» **Stored data**:
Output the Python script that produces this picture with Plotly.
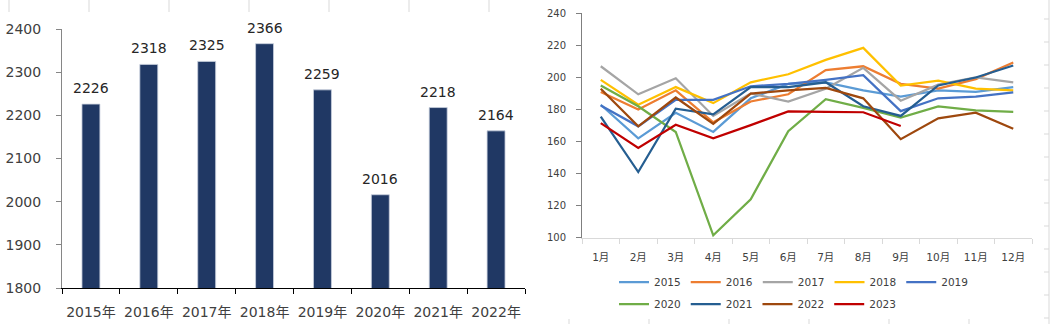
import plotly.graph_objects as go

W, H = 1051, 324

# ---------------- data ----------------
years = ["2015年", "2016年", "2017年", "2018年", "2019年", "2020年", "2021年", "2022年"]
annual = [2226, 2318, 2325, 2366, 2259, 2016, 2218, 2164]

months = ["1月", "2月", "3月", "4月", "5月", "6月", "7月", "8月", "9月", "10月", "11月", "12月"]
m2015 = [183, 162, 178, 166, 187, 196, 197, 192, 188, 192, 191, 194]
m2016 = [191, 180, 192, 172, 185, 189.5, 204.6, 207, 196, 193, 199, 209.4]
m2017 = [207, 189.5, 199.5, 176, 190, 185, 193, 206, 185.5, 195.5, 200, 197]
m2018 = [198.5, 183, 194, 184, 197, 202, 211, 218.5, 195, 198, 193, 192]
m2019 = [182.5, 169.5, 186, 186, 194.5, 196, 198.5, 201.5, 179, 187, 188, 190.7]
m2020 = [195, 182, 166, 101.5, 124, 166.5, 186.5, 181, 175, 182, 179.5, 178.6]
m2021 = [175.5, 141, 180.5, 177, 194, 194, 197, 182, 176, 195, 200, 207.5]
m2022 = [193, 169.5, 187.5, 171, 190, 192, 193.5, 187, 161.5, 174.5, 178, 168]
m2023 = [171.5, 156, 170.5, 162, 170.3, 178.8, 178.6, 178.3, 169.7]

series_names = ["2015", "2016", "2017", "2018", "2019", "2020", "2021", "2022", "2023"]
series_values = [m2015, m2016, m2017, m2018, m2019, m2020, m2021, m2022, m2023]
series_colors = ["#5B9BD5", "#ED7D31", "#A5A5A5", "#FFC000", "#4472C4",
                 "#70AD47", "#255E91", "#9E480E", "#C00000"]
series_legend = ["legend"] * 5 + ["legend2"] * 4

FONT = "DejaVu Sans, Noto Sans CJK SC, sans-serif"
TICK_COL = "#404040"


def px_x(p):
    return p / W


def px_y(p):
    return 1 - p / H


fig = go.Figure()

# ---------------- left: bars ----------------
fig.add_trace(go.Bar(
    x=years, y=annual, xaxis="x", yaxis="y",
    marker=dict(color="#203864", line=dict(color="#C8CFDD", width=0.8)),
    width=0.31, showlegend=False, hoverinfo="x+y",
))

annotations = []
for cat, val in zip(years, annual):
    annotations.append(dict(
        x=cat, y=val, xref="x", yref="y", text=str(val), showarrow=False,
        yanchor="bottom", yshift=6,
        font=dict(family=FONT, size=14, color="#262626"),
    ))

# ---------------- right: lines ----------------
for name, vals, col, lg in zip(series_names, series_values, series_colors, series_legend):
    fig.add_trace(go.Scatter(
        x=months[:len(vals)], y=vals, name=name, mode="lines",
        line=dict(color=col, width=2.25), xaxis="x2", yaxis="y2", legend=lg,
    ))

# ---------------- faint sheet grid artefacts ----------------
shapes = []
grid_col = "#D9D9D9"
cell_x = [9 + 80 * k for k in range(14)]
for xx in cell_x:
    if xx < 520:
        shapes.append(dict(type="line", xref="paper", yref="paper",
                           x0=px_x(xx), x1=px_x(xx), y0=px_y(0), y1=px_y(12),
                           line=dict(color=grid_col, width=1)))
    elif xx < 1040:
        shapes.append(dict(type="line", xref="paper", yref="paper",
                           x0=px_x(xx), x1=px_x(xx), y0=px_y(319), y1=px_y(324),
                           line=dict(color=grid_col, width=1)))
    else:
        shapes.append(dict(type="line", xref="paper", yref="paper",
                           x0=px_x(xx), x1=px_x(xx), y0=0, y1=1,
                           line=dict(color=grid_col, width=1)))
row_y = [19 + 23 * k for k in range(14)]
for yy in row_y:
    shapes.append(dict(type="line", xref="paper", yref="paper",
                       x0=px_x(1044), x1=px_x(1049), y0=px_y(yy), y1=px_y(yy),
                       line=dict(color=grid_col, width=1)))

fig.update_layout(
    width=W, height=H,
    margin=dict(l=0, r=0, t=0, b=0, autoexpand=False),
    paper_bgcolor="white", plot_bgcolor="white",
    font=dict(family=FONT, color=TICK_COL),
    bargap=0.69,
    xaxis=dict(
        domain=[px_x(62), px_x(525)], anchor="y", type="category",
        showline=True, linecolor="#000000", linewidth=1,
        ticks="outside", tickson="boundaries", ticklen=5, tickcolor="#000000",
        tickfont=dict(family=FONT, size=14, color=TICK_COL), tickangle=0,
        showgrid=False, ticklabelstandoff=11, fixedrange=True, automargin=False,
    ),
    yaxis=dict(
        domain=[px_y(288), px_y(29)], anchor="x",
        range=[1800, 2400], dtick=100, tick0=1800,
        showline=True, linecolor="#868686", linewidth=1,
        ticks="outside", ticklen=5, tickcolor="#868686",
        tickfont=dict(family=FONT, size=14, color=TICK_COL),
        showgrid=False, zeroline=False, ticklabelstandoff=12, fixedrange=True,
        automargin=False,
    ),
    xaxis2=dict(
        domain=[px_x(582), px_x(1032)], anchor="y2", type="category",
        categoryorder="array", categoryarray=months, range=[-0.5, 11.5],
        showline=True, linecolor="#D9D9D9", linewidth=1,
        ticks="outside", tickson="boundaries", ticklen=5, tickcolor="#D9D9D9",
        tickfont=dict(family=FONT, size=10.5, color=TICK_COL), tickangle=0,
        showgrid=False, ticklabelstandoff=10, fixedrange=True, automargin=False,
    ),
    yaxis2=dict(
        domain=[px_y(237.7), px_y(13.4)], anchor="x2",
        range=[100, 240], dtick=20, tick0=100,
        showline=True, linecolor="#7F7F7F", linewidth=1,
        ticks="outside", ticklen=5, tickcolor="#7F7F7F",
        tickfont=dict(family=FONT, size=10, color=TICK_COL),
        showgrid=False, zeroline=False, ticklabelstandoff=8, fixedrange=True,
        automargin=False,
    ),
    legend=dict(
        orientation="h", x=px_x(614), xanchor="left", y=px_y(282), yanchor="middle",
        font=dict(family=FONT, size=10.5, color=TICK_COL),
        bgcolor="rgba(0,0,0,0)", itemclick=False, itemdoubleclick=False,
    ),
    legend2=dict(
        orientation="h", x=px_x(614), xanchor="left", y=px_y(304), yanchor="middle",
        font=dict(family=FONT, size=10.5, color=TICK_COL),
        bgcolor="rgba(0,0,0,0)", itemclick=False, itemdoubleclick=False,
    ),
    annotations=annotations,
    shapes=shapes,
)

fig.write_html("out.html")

» **Required work**:
Transcribe the material as is, with images omitted.

» **Correct result**:
Output the Python script that produces this picture with Plotly.
import plotly.graph_objects as go

W, H = 1051, 324

# ---------------- data ----------------
years = ["2015年", "2016年", "2017年", "2018年", "2019年", "2020年", "2021年", "2022年"]
annual = [2226, 2318, 2325, 2366, 2259, 2016, 2218, 2164]

months = ["1月", "2月", "3月", "4月", "5月", "6月", "7月", "8月", "9月", "10月", "11月", "12月"]
m2015 = [183, 162, 178, 166, 187, 196, 197, 192, 188, 192, 191, 194]
m2016 = [191, 180, 192, 172, 185, 189.5, 204.6, 207, 196, 193, 199, 209.4]
m2017 = [207, 189.5, 199.5, 176, 190, 185, 193, 206, 185.5, 195.5, 200, 197]
m2018 = [198.5, 183, 194, 184, 197, 202, 211, 218.5, 195, 198, 193, 192]
m2019 = [182.5, 169.5, 186, 186, 194.5, 196, 198.5, 201.5, 179, 187, 188, 190.7]
m2020 = [195, 182, 166, 101.5, 124, 166.5, 186.5, 181, 175, 182, 179.5, 178.6]
m2021 = [175.5, 141, 180.5, 177, 194, 194, 197, 182, 176, 195, 200, 207.5]
m2022 = [193, 169.5, 187.5, 171, 190, 192, 193.5, 187, 161.5, 174.5, 178, 168]
m2023 = [171.5, 156, 170.5, 162, 170.3, 178.8, 178.6, 178.3, 169.7]

series_names = ["2015", "2016", "2017", "2018", "2019", "2020", "2021", "2022", "2023"]
series_values = [m2015, m2016, m2017, m2018, m2019, m2020, m2021, m2022, m2023]
series_colors = ["#5B9BD5", "#ED7D31", "#A5A5A5", "#FFC000", "#4472C4",
                 "#70AD47", "#255E91", "#9E480E", "#C00000"]
series_legend = ["legend"] * 5 + ["legend2"] * 4

FONT = "DejaVu Sans, Noto Sans CJK SC, sans-serif"
TICK_COL = "#404040"


def px_x(p):
    return p / W


def px_y(p):
    return 1 - p / H


fig = go.Figure()

# ---------------- left: bars ----------------
fig.add_trace(go.Bar(
    x=years, y=annual, xaxis="x", yaxis="y",
    marker=dict(color="#203864", line=dict(color="#C8CFDD", width=0.8)),
    width=0.31, showlegend=False, hoverinfo="x+y",
))

annotations = []
for cat, val in zip(years, annual):
    annotations.append(dict(
        x=cat, y=val, xref="x", yref="y", text=str(val), showarrow=False,
        yanchor="bottom", yshift=6,
        font=dict(family=FONT, size=14, color="#262626"),
    ))

# ---------------- right: lines ----------------
for name, vals, col, lg in zip(series_names, series_values, series_colors, series_legend):
    fig.add_trace(go.Scatter(
        x=months[:len(vals)], y=vals, name=name, mode="lines",
        line=dict(color=col, width=2.25), xaxis="x2", yaxis="y2", legend=lg,
    ))

# ---------------- faint sheet grid artefacts ----------------
shapes = []
grid_col = "#D9D9D9"
cell_x = [9 + 80 * k for k in range(14)]
for xx in cell_x:
    if xx < 520:
        shapes.append(dict(type="line", xref="paper", yref="paper",
                           x0=px_x(xx), x1=px_x(xx), y0=px_y(0), y1=px_y(12),
                           line=dict(color=grid_col, width=1)))
    elif xx < 1040:
        shapes.append(dict(type="line", xref="paper", yref="paper",
                           x0=px_x(xx), x1=px_x(xx), y0=px_y(319), y1=px_y(324),
                           line=dict(color=grid_col, width=1)))
    else:
        shapes.append(dict(type="line", xref="paper", yref="paper",
                           x0=px_x(xx), x1=px_x(xx), y0=0, y1=1,
                           line=dict(color=grid_col, width=1)))
row_y = [19 + 23 * k for k in range(14)]
for yy in row_y:
    shapes.append(dict(type="line", xref="paper", yref="paper",
                       x0=px_x(1044), x1=px_x(1049), y0=px_y(yy), y1=px_y(yy),
                       line=dict(color=grid_col, width=1)))

fig.update_layout(
    width=W, height=H,
    margin=dict(l=0, r=0, t=0, b=0, autoexpand=False),
    paper_bgcolor="white", plot_bgcolor="white",
    font=dict(family=FONT, color=TICK_COL),
    bargap=0.69,
    xaxis=dict(
        domain=[px_x(62), px_x(525)], anchor="y", type="category",
        showline=True, linecolor="#000000", linewidth=1,
        ticks="outside", tickson="boundaries", ticklen=5, tickcolor="#000000",
        tickfont=dict(family=FONT, size=14, color=TICK_COL), tickangle=0,
        showgrid=False, ticklabelstandoff=11, fixedrange=True, automargin=False,
    ),
    yaxis=dict(
        domain=[px_y(288), px_y(29)], anchor="x",
        range=[1800, 2400], dtick=100, tick0=1800,
        showline=True, linecolor="#868686", linewidth=1,
        ticks="outside", ticklen=5, tickcolor="#868686",
        tickfont=dict(family=FONT, size=14, color=TICK_COL),
        showgrid=False, zeroline=False, ticklabelstandoff=12, fixedrange=True,
        automargin=False,
    ),
    xaxis2=dict(
        domain=[px_x(582), px_x(1032)], anchor="y2", type="category",
        categoryorder="array", categoryarray=months, range=[-0.5, 11.5],
        showline=True, linecolor="#D9D9D9", linewidth=1,
        ticks="outside", tickson="boundaries", ticklen=5, tickcolor="#D9D9D9",
        tickfont=dict(family=FONT, size=10.5, color=TICK_COL), tickangle=0,
        showgrid=False, ticklabelstandoff=10, fixedrange=True, automargin=False,
    ),
    yaxis2=dict(
        domain=[px_y(237.7), px_y(13.4)], anchor="x2",
        range=[100, 240], dtick=20, tick0=100,
        showline=True, linecolor="#7F7F7F", linewidth=1,
        ticks="outside", ticklen=5, tickcolor="#7F7F7F",
        tickfont=dict(family=FONT, size=10, color=TICK_COL),
        showgrid=False, zeroline=False, ticklabelstandoff=8, fixedrange=True,
        automargin=False,
    ),
    legend=dict(
        orientation="h", x=px_x(614), xanchor="left", y=px_y(282), yanchor="middle",
        font=dict(family=FONT, size=10.5, color=TICK_COL),
        bgcolor="rgba(0,0,0,0)", itemclick=False, itemdoubleclick=False,
    ),
    legend2=dict(
        orientation="h", x=px_x(614), xanchor="left", y=px_y(304), yanchor="middle",
        font=dict(family=FONT, size=10.5, color=TICK_COL),
        bgcolor="rgba(0,0,0,0)", itemclick=False, itemdoubleclick=False,
    ),
    annotations=annotations,
    shapes=shapes,
)

fig.write_html("out.html")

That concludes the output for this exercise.